FBI creates online tip line to investigate September homicide outside Hillcrest High School
The FBI announced Tuesday the creation of a digital media tip line where individuals can upload files and information. The tip line requires submitters to attach an online file such as a photo, video or pdf testimony. It can be submitted anonymously.
Six months after 14-year-old Hillcrest High School freshman Marshawn Mitchell was killed in a shooting at his school, the FBI is asking the public to come forward with any information about the event.
Shortly after the Sept. 15 Homecoming football game at Hillcrest High School ended as students were gathered on the school’s front lawn, a dispute broke out leading to at least one shot being fired, according to witnesses and law enforcement. But no arrests have been made and little information has been provided publicly about the investigation.
The FBI announced Tuesday the creation of a digital media tip line where individuals can upload files and information. The tip line requires submitters to attach an online file such as a photo, video or pdf testimony. It can be submitted anonymously.
While the FBI has a variety of ways to assist police departments in investigations, the digital media tip line is particularly valuable in this case because of the ages of people involved, said special agent Siobhan Johnson with the public affairs office for the FBI.

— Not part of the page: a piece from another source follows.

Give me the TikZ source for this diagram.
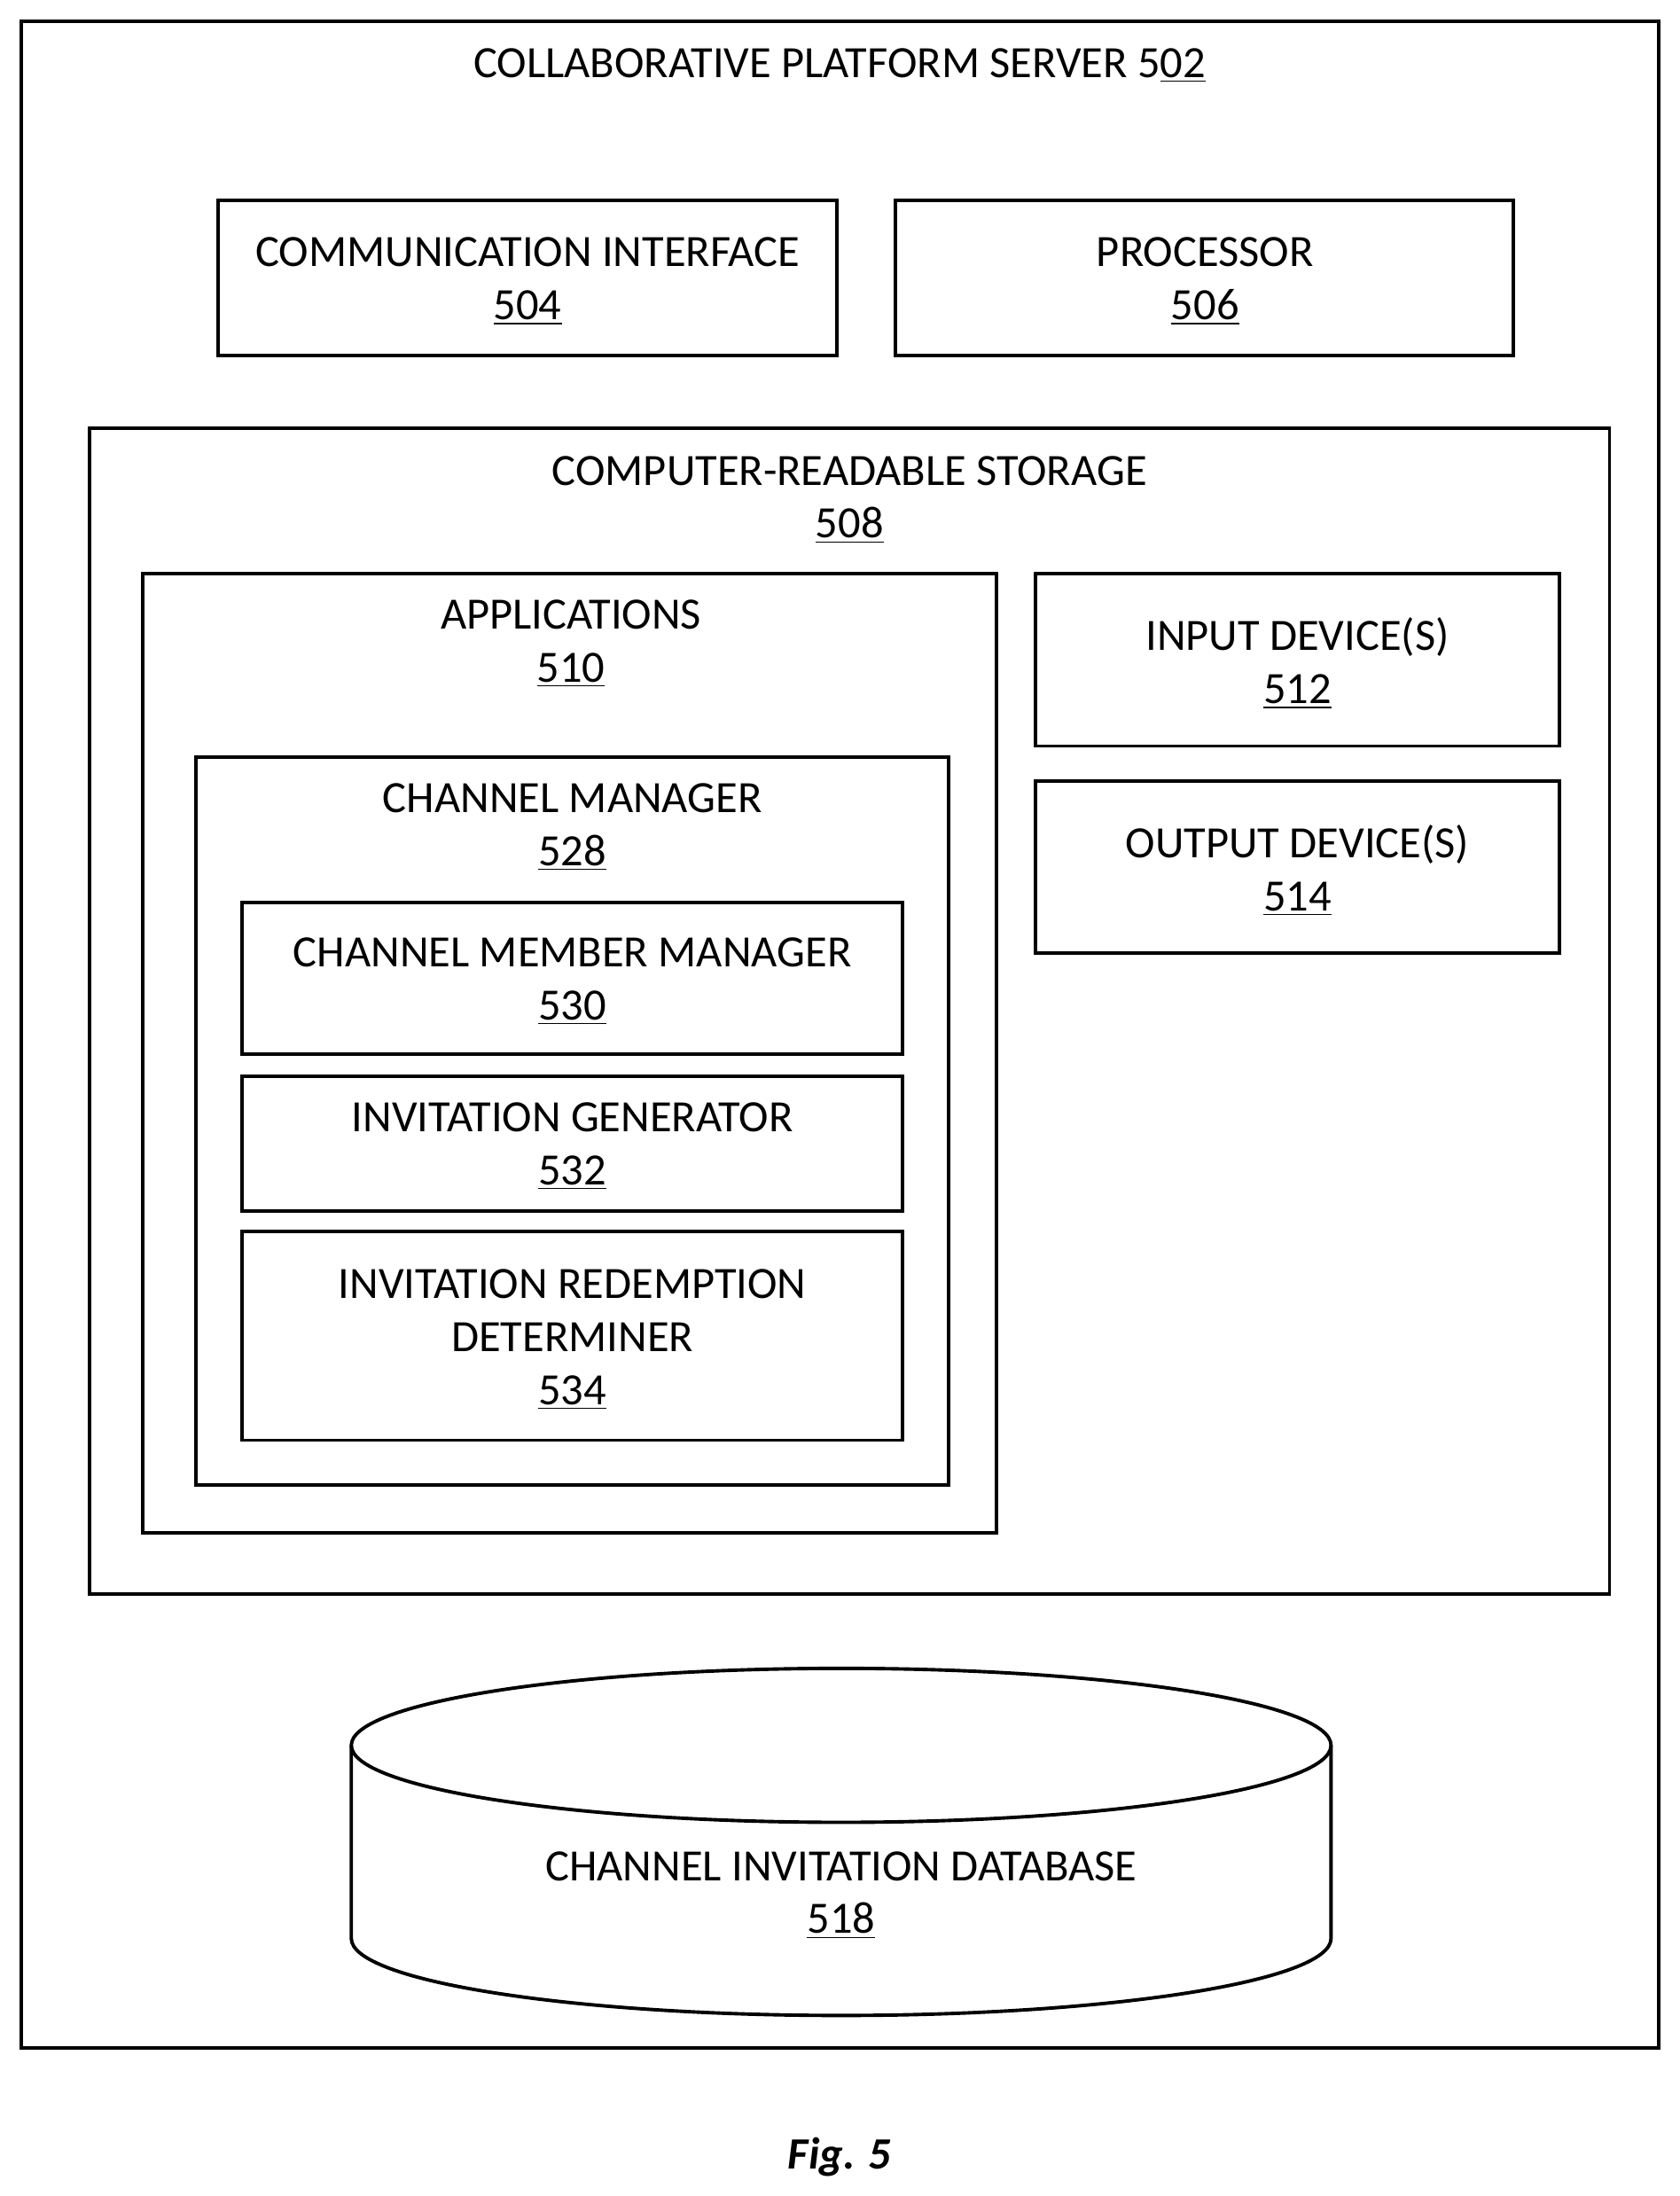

“For a case like this, it’s going to be 100s of teenagers. And we know where teenagers go, so go phones,” said Johnson. “Where those phones are, there is going to be video, especially when people are dressed to the nines in their formal wear or perhaps they are excited … coming out of a football game.”
In news release, the FBI refrained from using much specific information about the case. Law enforcement said Mitchell may not have been the intended target and there were one or more shots fired, but would not say if one or more individuals were involved.
Johnson did not elaborate on the status of the investigation. Mitchell’s family and the Country Club Hills police chief did not respond to requests for comment.